Under the current intestacy rules, if a person dies without a Will (known as dying intestate) leaving a spouse and children, the spouse will inherit £250,000 plus 50% of the remaining financial assets with the other 50% being inherited equally by the children.
The Government is keeping its promise to update the intestacy rules and the Law Society of England and Wales has welcomed the recent announcement that the statutory legacy figure for spouses is to increase from £250,000 to £270,000 from 6 February 2020.
However, Dean Wilson LLP’s private client department would emphasise that the arbitrary figure of £270,000 may be unsuitable for many families and may have far reaching consequences.

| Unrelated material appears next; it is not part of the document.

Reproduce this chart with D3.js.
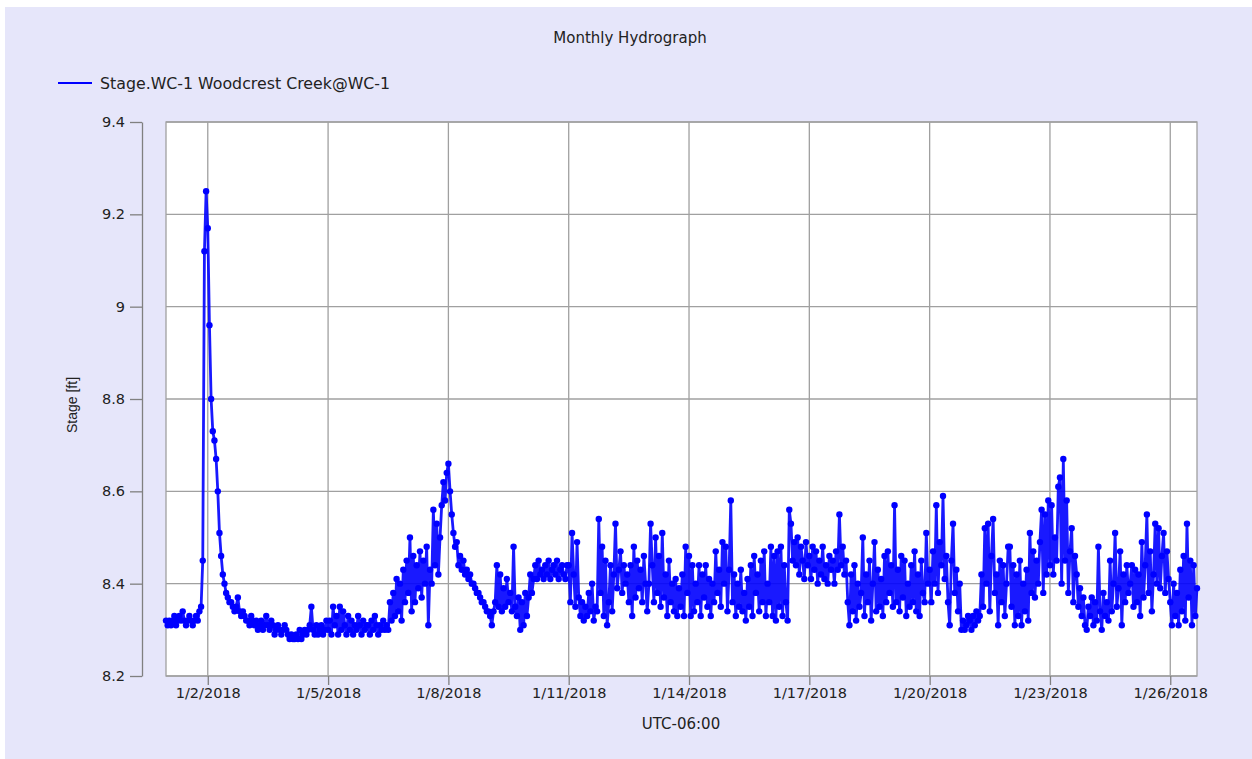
<!DOCTYPE html>
<html>
<head>
<meta charset="utf-8">
<script src="https://cdn.jsdelivr.net/npm/d3@7"></script>
<style>
  body { margin: 0; background: #fff; }
  text { font-family: "DejaVu Sans", sans-serif; fill: #222; }
</style>
</head>
<body>
<div id="chart"></div>
<script>
// hourly stage readings [ft], first one is 12/31/2017 23:00
const dec31 = [8.32];
const jan01 = [8.31,8.32,8.31,8.32,8.33,8.31,8.32,8.33,8.32,8.34,8.32,8.31,8.32,8.33,8.32,8.31,8.32,8.33,8.32,8.34,8.35,8.45,9.12,9.25];
const jan02 = [9.17,8.96,8.80,8.73,8.71,8.67,8.60,8.51,8.46,8.42,8.40,8.38,8.37,8.36,8.36,8.35,8.34,8.35,8.37,8.34,8.33,8.34,8.33,8.32];
const jan03 = [8.32,8.31,8.33,8.32,8.31,8.32,8.30,8.31,8.32,8.30,8.31,8.33,8.31,8.30,8.32,8.31,8.29,8.30,8.31,8.30,8.29,8.30,8.31,8.30];
const jan04 = [8.29,8.28,8.29,8.28,8.28,8.29,8.28,8.30,8.28,8.29,8.30,8.29,8.30,8.31,8.35,8.30,8.29,8.31,8.29,8.30,8.31,8.29,8.30,8.32];
const jan05 = [8.30,8.32,8.29,8.35,8.31,8.33,8.29,8.35,8.30,8.34,8.31,8.29,8.33,8.30,8.32,8.29,8.31,8.30,8.33,8.31,8.29,8.32,8.30,8.31];
const jan06 = [8.31,8.29,8.32,8.30,8.33,8.31,8.29,8.31,8.30,8.32,8.30,8.31,8.30,8.36,8.32,8.38,8.33,8.41,8.34,8.40,8.32,8.43,8.36,8.45];
const jan07 = [8.38,8.50,8.34,8.46,8.36,8.44,8.39,8.47,8.37,8.45,8.40,8.48,8.31,8.43,8.40,8.56,8.44,8.53,8.42,8.50,8.57,8.62,8.58,8.64];
const jan08 = [8.66,8.60,8.55,8.51,8.48,8.49,8.44,8.46,8.43,8.45,8.42,8.43,8.41,8.42,8.40,8.40,8.39,8.38,8.38,8.37,8.36,8.36,8.35,8.34];
const jan09 = [8.34,8.33,8.31,8.34,8.36,8.44,8.35,8.42,8.34,8.39,8.35,8.41,8.36,8.38,8.34,8.48,8.35,8.33,8.37,8.30,8.36,8.31,8.38,8.33];
const jan10 = [8.37,8.42,8.38,8.41,8.44,8.41,8.45,8.42,8.43,8.41,8.44,8.42,8.45,8.41,8.43,8.44,8.42,8.45,8.41,8.43,8.44,8.42,8.41,8.44];
const jan11 = [8.44,8.36,8.51,8.42,8.35,8.49,8.37,8.33,8.36,8.32,8.35,8.33,8.38,8.34,8.40,8.32,8.35,8.34,8.54,8.38,8.48,8.33,8.45,8.31];
const jan12 = [8.36,8.44,8.34,8.42,8.53,8.39,8.43,8.47,8.38,8.44,8.40,8.42,8.36,8.44,8.33,8.48,8.37,8.45,8.39,8.43,8.36,8.46,8.40,8.34];
const jan13 = [8.40,8.53,8.44,8.36,8.50,8.38,8.46,8.35,8.51,8.37,8.42,8.33,8.45,8.36,8.40,8.34,8.41,8.33,8.39,8.35,8.42,8.33,8.48,8.38];
const jan14 = [8.46,8.33,8.44,8.34,8.40,8.36,8.44,8.33,8.42,8.37,8.44,8.35,8.41,8.33,8.40,8.36,8.47,8.38,8.43,8.35,8.49,8.40,8.48,8.34];
const jan15 = [8.43,8.58,8.36,8.42,8.33,8.40,8.35,8.43,8.34,8.38,8.32,8.41,8.35,8.44,8.33,8.46,8.38,8.42,8.34,8.45,8.36,8.47,8.33,8.40];
const jan16 = [8.36,8.48,8.33,8.46,8.32,8.47,8.35,8.48,8.33,8.44,8.36,8.32,8.56,8.53,8.45,8.49,8.44,8.50,8.42,8.48,8.45,8.41,8.49,8.44];
const jan17 = [8.46,8.41,8.48,8.43,8.47,8.40,8.45,8.42,8.48,8.41,8.44,8.40,8.46,8.43,8.45,8.40,8.47,8.43,8.55,8.44,8.48,8.42,8.45,8.36];
const jan18 = [8.31,8.42,8.34,8.44,8.32,8.40,8.35,8.38,8.50,8.33,8.42,8.36,8.45,8.32,8.40,8.49,8.34,8.43,8.35,8.41,8.33,8.46,8.36,8.47];
const jan19 = [8.38,8.44,8.35,8.57,8.36,8.43,8.34,8.46,8.37,8.45,8.33,8.40,8.35,8.44,8.36,8.47,8.34,8.42,8.33,8.45,8.38,8.36,8.51,8.40];
const jan20 = [8.43,8.36,8.47,8.40,8.57,8.38,8.49,8.44,8.59,8.41,8.46,8.36,8.31,8.45,8.53,8.38,8.43,8.34,8.40,8.30,8.32,8.30,8.31,8.33];
const jan21 = [8.32,8.30,8.33,8.31,8.34,8.32,8.33,8.42,8.35,8.52,8.40,8.53,8.34,8.46,8.54,8.38,8.42,8.31,8.45,8.36,8.44,8.33,8.40,8.48];
const jan22 = [8.48,8.35,8.44,8.31,8.42,8.33,8.45,8.31,8.40,8.34,8.43,8.32,8.51,8.38,8.47,8.37,8.45,8.40,8.49,8.56,8.38,8.55,8.42,8.58];
const jan23 = [8.44,8.57,8.42,8.50,8.45,8.61,8.63,8.40,8.67,8.45,8.58,8.38,8.47,8.52,8.36,8.46,8.42,8.35,8.39,8.33,8.37,8.31,8.30,8.35];
const jan24 = [8.33,8.37,8.31,8.36,8.32,8.48,8.34,8.30,8.38,8.33,8.36,8.32,8.45,8.34,8.40,8.51,8.35,8.39,8.47,8.31,8.42,8.36,8.44,8.38];
const jan25 = [8.40,8.44,8.35,8.43,8.36,8.42,8.33,8.49,8.37,8.44,8.55,8.38,8.47,8.34,8.42,8.53,8.40,8.52,8.39,8.46,8.51,8.38,8.47,8.41];
const jan26 = [8.36,8.31,8.40,8.33,8.38,8.31,8.43,8.34,8.46,8.32,8.53,8.37,8.45,8.31,8.44,8.33,8.39];

const xTickLabels = ["1/2/2018","1/5/2018","1/8/2018","1/11/2018","1/14/2018","1/17/2018","1/20/2018","1/23/2018","1/26/2018"];
const yTicks = [8.2, 8.4, 8.6, 8.8, 9, 9.2, 9.4];
const yTickLabels = ["8.2","8.4","8.6","8.8","9","9.2","9.4"];
const seriesName = "Stage.WC-1 Woodcrest Creek@WC-1";

const width = 1252, height = 759;
const plotLeft = 166, plotRight = 1197, plotTop = 122, plotBottom = 676;

let stage = [].concat(dec31, jan01, jan02, jan03, jan04, jan05, jan06, jan07, jan08, jan09,
	jan10, jan11, jan12, jan13, jan14, jan15, jan16, jan17, jan18, jan19,
	jan20, jan21, jan22, jan23, jan24, jan25, jan26);

let start = new Date(2017, 11, 31, 23);
let data = stage.map((v, i) => ({t: d3.timeHour.offset(start, i), v: v}));

let parseDate = d3.timeParse("%m/%d/%Y");
let tickDates = xTickLabels.map(parseDate);

let svg = d3.select("#chart")
	.append("svg")
	.attr("width", width)
	.attr("height", height);

// lavender panel
svg.append("rect")
	.attr("x", 5).attr("y", 7)
	.attr("width", width - 5).attr("height", height - 7)
	.attr("fill", "#e6e6fa");

let x = d3.scaleTime()
	.domain([data[0].t, data[data.length - 1].t])
	.range([plotLeft, plotRight]);

let y = d3.scaleLinear()
	.domain([8.2, 9.4])
	.range([plotBottom, plotTop]);

// plot area
svg.append("rect")
	.attr("x", plotLeft).attr("y", plotTop)
	.attr("width", plotRight - plotLeft).attr("height", plotBottom - plotTop)
	.attr("fill", "#fff");

// grid
svg.append("g")
	.selectAll("line")
	.data(tickDates)
	.join("line")
	.attr("x1", d => x(d)).attr("x2", d => x(d))
	.attr("y1", plotTop).attr("y2", plotBottom)
	.attr("stroke", "#a0a0a0")
	.attr("stroke-width", 1.3);

svg.append("g")
	.selectAll("line")
	.data(yTicks)
	.join("line")
	.attr("x1", plotLeft).attr("x2", plotRight)
	.attr("y1", d => y(d)).attr("y2", d => y(d))
	.attr("stroke", "#a0a0a0")
	.attr("stroke-width", 1.3);

svg.append("rect")
	.attr("x", plotLeft).attr("y", plotTop)
	.attr("width", plotRight - plotLeft).attr("height", plotBottom - plotTop)
	.attr("fill", "none")
	.attr("stroke", "#a0a0a0")
	.attr("stroke-width", 1.3);

// axes
let yAxis = svg.append("g")
	.attr("transform", `translate(142,0)`)
	.call(d3.axisLeft(y)
		.tickValues(yTicks)
		.tickFormat((d, i) => yTickLabels[i])
		.tickSize(12)
		.tickSizeOuter(0)
		.tickPadding(5));
yAxis.selectAll("line, path").attr("stroke", "#808080").attr("stroke-width", 1.3);
yAxis.selectAll("text").attr("font-size", 14.5).attr("font-family", "DejaVu Sans").attr("fill", "#222");

let xAxis = svg.append("g")
	.attr("transform", `translate(0,${plotBottom})`)
	.call(d3.axisBottom(x)
		.tickValues(tickDates)
		.tickFormat((d, i) => xTickLabels[i])
		.tickSize(9)
		.tickPadding(3));
xAxis.select(".domain").remove();
xAxis.selectAll("line").attr("stroke", "#808080").attr("stroke-width", 1.3);
xAxis.selectAll("text").attr("font-size", 14.5).attr("font-family", "DejaVu Sans").attr("fill", "#222");

// series
let line = d3.line()
	.x(d => x(d.t))
	.y(d => y(d.v));

svg.append("path")
	.datum(data)
	.attr("d", line)
	.attr("fill", "none")
	.attr("stroke", "#0000ff")
	.attr("stroke-opacity", 0.9)
	.attr("stroke-width", 2.8)
	.attr("stroke-linejoin", "round");

svg.append("g")
	.selectAll("circle")
	.data(data)
	.join("circle")
	.attr("cx", d => x(d.t))
	.attr("cy", d => y(d.v))
	.attr("r", 3.2)
	.attr("fill", "#0000ff");

// titles and legend
svg.append("text")
	.attr("x", 630).attr("y", 43)
	.attr("text-anchor", "middle")
	.attr("font-size", 15)
	.text("Monthly Hydrograph");

svg.append("line")
	.attr("x1", 58).attr("x2", 92)
	.attr("y1", 83).attr("y2", 83)
	.attr("stroke", "#0000ff")
	.attr("stroke-width", 2);

svg.append("text")
	.attr("x", 100).attr("y", 89)
	.attr("font-size", 15.8)
	.text(seriesName);

svg.append("text")
	.attr("transform", "translate(77,405) rotate(-90)")
	.attr("text-anchor", "middle")
	.attr("font-size", 14)
	.style("font-family", "'Liberation Sans Narrow', sans-serif")
	.text("Stage [ft]");

svg.append("text")
	.attr("x", 681).attr("y", 729)
	.attr("text-anchor", "middle")
	.attr("font-size", 15)
	.text("UTC-06:00");
</script>
</body>
</html>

An obvious problem is that the surviving spouse may be left with insufficient funds but, in addition to this, problems often arise due to the fact that the deceased spouse’s main asset is usually their share in the matrimonial home. This may result in the children of the deceased acquiring a share of the matrimonial home which can be an unnecessary administrative burden but also opens up the risk of the surviving spouse losing their home. Probate disputes may result in the home being sold to pay the inheritance to the children or may be because, for example, the deceased’s child is going through a divorce and the spouse’s home may be considered an asset in the financial dispute.
Matters become particularly complicated where there are children from previous relationships or where the estate exceeds the nil rate band (currently £325,000).
It is therefore advisable to ensure you have an up to date Will which reflects your wishes and takes account of your family’s needs were you to pass away. Wills can also ensure that your estate is being passed to your loved ones in the most tax efficient way.